DIRECTIONS: Copy the data below exactly, omitting any picture it contains.

DATA EXTRACT:
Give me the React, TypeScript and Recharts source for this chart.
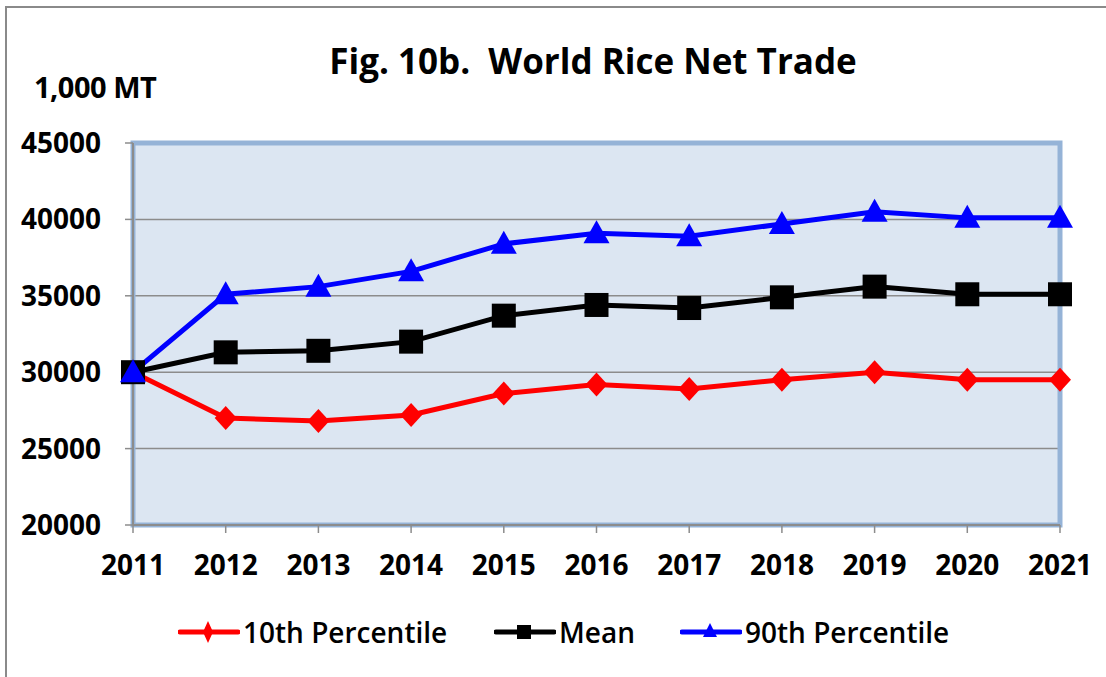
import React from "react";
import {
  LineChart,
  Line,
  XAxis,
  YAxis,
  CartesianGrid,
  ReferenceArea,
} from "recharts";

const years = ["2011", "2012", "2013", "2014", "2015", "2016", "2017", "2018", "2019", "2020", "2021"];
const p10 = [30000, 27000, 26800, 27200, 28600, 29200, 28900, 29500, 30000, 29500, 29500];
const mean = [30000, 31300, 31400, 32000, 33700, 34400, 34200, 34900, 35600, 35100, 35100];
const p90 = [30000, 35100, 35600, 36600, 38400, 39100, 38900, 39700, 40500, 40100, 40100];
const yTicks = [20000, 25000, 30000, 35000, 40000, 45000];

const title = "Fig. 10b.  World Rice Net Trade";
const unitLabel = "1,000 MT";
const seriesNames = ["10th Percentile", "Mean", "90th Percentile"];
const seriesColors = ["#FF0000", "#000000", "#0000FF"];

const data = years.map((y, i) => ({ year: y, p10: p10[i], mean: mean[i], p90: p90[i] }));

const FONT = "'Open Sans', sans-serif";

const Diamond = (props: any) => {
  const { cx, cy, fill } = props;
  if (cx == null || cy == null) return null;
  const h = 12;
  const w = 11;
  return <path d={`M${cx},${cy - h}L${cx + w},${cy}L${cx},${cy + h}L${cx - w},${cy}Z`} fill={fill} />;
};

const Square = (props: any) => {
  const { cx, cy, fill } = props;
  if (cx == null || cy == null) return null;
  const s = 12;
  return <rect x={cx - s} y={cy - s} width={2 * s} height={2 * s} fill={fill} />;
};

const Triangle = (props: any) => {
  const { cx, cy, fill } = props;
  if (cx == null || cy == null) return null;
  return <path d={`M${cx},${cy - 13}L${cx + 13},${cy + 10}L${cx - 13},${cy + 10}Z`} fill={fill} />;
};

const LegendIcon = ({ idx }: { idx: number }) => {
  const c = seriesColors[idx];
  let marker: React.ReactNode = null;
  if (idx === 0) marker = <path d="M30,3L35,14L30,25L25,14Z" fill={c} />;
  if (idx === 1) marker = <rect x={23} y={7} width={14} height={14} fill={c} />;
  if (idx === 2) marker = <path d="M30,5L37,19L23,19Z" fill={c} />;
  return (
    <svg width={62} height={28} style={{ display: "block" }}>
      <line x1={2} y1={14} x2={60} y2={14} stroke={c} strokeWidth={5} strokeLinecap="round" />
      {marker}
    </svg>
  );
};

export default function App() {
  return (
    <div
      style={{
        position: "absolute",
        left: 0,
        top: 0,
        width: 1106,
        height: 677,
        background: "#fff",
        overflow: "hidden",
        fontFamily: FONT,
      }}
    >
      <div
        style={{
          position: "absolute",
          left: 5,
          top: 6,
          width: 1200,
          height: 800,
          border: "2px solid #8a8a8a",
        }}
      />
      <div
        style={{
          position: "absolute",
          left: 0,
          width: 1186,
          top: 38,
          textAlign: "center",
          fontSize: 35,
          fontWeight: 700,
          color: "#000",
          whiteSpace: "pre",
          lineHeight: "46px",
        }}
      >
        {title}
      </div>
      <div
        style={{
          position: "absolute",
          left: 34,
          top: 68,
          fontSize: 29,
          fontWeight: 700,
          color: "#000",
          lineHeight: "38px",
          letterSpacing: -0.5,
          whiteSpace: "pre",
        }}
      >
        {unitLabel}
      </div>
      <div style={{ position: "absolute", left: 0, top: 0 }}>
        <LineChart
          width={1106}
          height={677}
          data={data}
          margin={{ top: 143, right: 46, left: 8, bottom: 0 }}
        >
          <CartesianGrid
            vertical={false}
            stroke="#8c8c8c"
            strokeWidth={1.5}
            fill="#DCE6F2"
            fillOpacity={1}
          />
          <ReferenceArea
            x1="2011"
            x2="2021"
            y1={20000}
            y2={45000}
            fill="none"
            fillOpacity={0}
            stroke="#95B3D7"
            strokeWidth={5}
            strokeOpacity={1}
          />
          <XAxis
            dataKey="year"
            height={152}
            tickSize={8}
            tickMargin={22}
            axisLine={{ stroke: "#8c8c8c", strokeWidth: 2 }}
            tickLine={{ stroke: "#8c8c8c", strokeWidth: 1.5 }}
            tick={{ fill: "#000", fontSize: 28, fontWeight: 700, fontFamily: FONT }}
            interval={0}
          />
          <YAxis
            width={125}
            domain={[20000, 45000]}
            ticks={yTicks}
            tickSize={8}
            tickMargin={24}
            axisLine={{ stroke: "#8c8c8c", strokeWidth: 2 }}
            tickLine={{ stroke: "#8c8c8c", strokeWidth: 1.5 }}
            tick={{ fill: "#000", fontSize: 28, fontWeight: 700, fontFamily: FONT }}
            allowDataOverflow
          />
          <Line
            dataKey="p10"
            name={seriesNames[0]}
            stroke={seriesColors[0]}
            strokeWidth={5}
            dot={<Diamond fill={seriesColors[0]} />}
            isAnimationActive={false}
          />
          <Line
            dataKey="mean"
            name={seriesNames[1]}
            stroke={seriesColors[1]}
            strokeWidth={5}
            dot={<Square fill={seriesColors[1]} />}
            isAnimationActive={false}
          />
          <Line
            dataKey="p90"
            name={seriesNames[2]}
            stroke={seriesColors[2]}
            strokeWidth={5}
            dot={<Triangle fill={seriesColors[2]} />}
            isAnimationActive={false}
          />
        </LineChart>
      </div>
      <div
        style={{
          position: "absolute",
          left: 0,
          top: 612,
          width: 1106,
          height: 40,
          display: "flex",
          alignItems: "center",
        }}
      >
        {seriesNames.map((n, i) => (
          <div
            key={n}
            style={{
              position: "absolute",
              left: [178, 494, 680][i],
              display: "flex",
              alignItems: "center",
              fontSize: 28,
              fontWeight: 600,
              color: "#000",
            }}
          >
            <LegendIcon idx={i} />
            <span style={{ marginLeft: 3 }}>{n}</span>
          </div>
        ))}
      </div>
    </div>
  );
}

EXERCISE OUTPUT:
Give me the React, TypeScript and Recharts source for this chart.
import React from "react";
import {
  LineChart,
  Line,
  XAxis,
  YAxis,
  CartesianGrid,
  ReferenceArea,
} from "recharts";

const years = ["2011", "2012", "2013", "2014", "2015", "2016", "2017", "2018", "2019", "2020", "2021"];
const p10 = [30000, 27000, 26800, 27200, 28600, 29200, 28900, 29500, 30000, 29500, 29500];
const mean = [30000, 31300, 31400, 32000, 33700, 34400, 34200, 34900, 35600, 35100, 35100];
const p90 = [30000, 35100, 35600, 36600, 38400, 39100, 38900, 39700, 40500, 40100, 40100];
const yTicks = [20000, 25000, 30000, 35000, 40000, 45000];

const title = "Fig. 10b.  World Rice Net Trade";
const unitLabel = "1,000 MT";
const seriesNames = ["10th Percentile", "Mean", "90th Percentile"];
const seriesColors = ["#FF0000", "#000000", "#0000FF"];

const data = years.map((y, i) => ({ year: y, p10: p10[i], mean: mean[i], p90: p90[i] }));

const FONT = "'Open Sans', sans-serif";

const Diamond = (props: any) => {
  const { cx, cy, fill } = props;
  if (cx == null || cy == null) return null;
  const h = 12;
  const w = 11;
  return <path d={`M${cx},${cy - h}L${cx + w},${cy}L${cx},${cy + h}L${cx - w},${cy}Z`} fill={fill} />;
};

const Square = (props: any) => {
  const { cx, cy, fill } = props;
  if (cx == null || cy == null) return null;
  const s = 12;
  return <rect x={cx - s} y={cy - s} width={2 * s} height={2 * s} fill={fill} />;
};

const Triangle = (props: any) => {
  const { cx, cy, fill } = props;
  if (cx == null || cy == null) return null;
  return <path d={`M${cx},${cy - 13}L${cx + 13},${cy + 10}L${cx - 13},${cy + 10}Z`} fill={fill} />;
};

const LegendIcon = ({ idx }: { idx: number }) => {
  const c = seriesColors[idx];
  let marker: React.ReactNode = null;
  if (idx === 0) marker = <path d="M30,3L35,14L30,25L25,14Z" fill={c} />;
  if (idx === 1) marker = <rect x={23} y={7} width={14} height={14} fill={c} />;
  if (idx === 2) marker = <path d="M30,5L37,19L23,19Z" fill={c} />;
  return (
    <svg width={62} height={28} style={{ display: "block" }}>
      <line x1={2} y1={14} x2={60} y2={14} stroke={c} strokeWidth={5} strokeLinecap="round" />
      {marker}
    </svg>
  );
};

export default function App() {
  return (
    <div
      style={{
        position: "absolute",
        left: 0,
        top: 0,
        width: 1106,
        height: 677,
        background: "#fff",
        overflow: "hidden",
        fontFamily: FONT,
      }}
    >
      <div
        style={{
          position: "absolute",
          left: 5,
          top: 6,
          width: 1200,
          height: 800,
          border: "2px solid #8a8a8a",
        }}
      />
      <div
        style={{
          position: "absolute",
          left: 0,
          width: 1186,
          top: 38,
          textAlign: "center",
          fontSize: 35,
          fontWeight: 700,
          color: "#000",
          whiteSpace: "pre",
          lineHeight: "46px",
        }}
      >
        {title}
      </div>
      <div
        style={{
          position: "absolute",
          left: 34,
          top: 68,
          fontSize: 29,
          fontWeight: 700,
          color: "#000",
          lineHeight: "38px",
          letterSpacing: -0.5,
          whiteSpace: "pre",
        }}
      >
        {unitLabel}
      </div>
      <div style={{ position: "absolute", left: 0, top: 0 }}>
        <LineChart
          width={1106}
          height={677}
          data={data}
          margin={{ top: 143, right: 46, left: 8, bottom: 0 }}
        >
          <CartesianGrid
            vertical={false}
            stroke="#8c8c8c"
            strokeWidth={1.5}
            fill="#DCE6F2"
            fillOpacity={1}
          />
          <ReferenceArea
            x1="2011"
            x2="2021"
            y1={20000}
            y2={45000}
            fill="none"
            fillOpacity={0}
            stroke="#95B3D7"
            strokeWidth={5}
            strokeOpacity={1}
          />
          <XAxis
            dataKey="year"
            height={152}
            tickSize={8}
            tickMargin={22}
            axisLine={{ stroke: "#8c8c8c", strokeWidth: 2 }}
            tickLine={{ stroke: "#8c8c8c", strokeWidth: 1.5 }}
            tick={{ fill: "#000", fontSize: 28, fontWeight: 700, fontFamily: FONT }}
            interval={0}
          />
          <YAxis
            width={125}
            domain={[20000, 45000]}
            ticks={yTicks}
            tickSize={8}
            tickMargin={24}
            axisLine={{ stroke: "#8c8c8c", strokeWidth: 2 }}
            tickLine={{ stroke: "#8c8c8c", strokeWidth: 1.5 }}
            tick={{ fill: "#000", fontSize: 28, fontWeight: 700, fontFamily: FONT }}
            allowDataOverflow
          />
          <Line
            dataKey="p10"
            name={seriesNames[0]}
            stroke={seriesColors[0]}
            strokeWidth={5}
            dot={<Diamond fill={seriesColors[0]} />}
            isAnimationActive={false}
          />
          <Line
            dataKey="mean"
            name={seriesNames[1]}
            stroke={seriesColors[1]}
            strokeWidth={5}
            dot={<Square fill={seriesColors[1]} />}
            isAnimationActive={false}
          />
          <Line
            dataKey="p90"
            name={seriesNames[2]}
            stroke={seriesColors[2]}
            strokeWidth={5}
            dot={<Triangle fill={seriesColors[2]} />}
            isAnimationActive={false}
          />
        </LineChart>
      </div>
      <div
        style={{
          position: "absolute",
          left: 0,
          top: 612,
          width: 1106,
          height: 40,
          display: "flex",
          alignItems: "center",
        }}
      >
        {seriesNames.map((n, i) => (
          <div
            key={n}
            style={{
              position: "absolute",
              left: [178, 494, 680][i],
              display: "flex",
              alignItems: "center",
              fontSize: 28,
              fontWeight: 600,
              color: "#000",
            }}
          >
            <LegendIcon idx={i} />
            <span style={{ marginLeft: 3 }}>{n}</span>
          </div>
        ))}
      </div>
    </div>
  );
}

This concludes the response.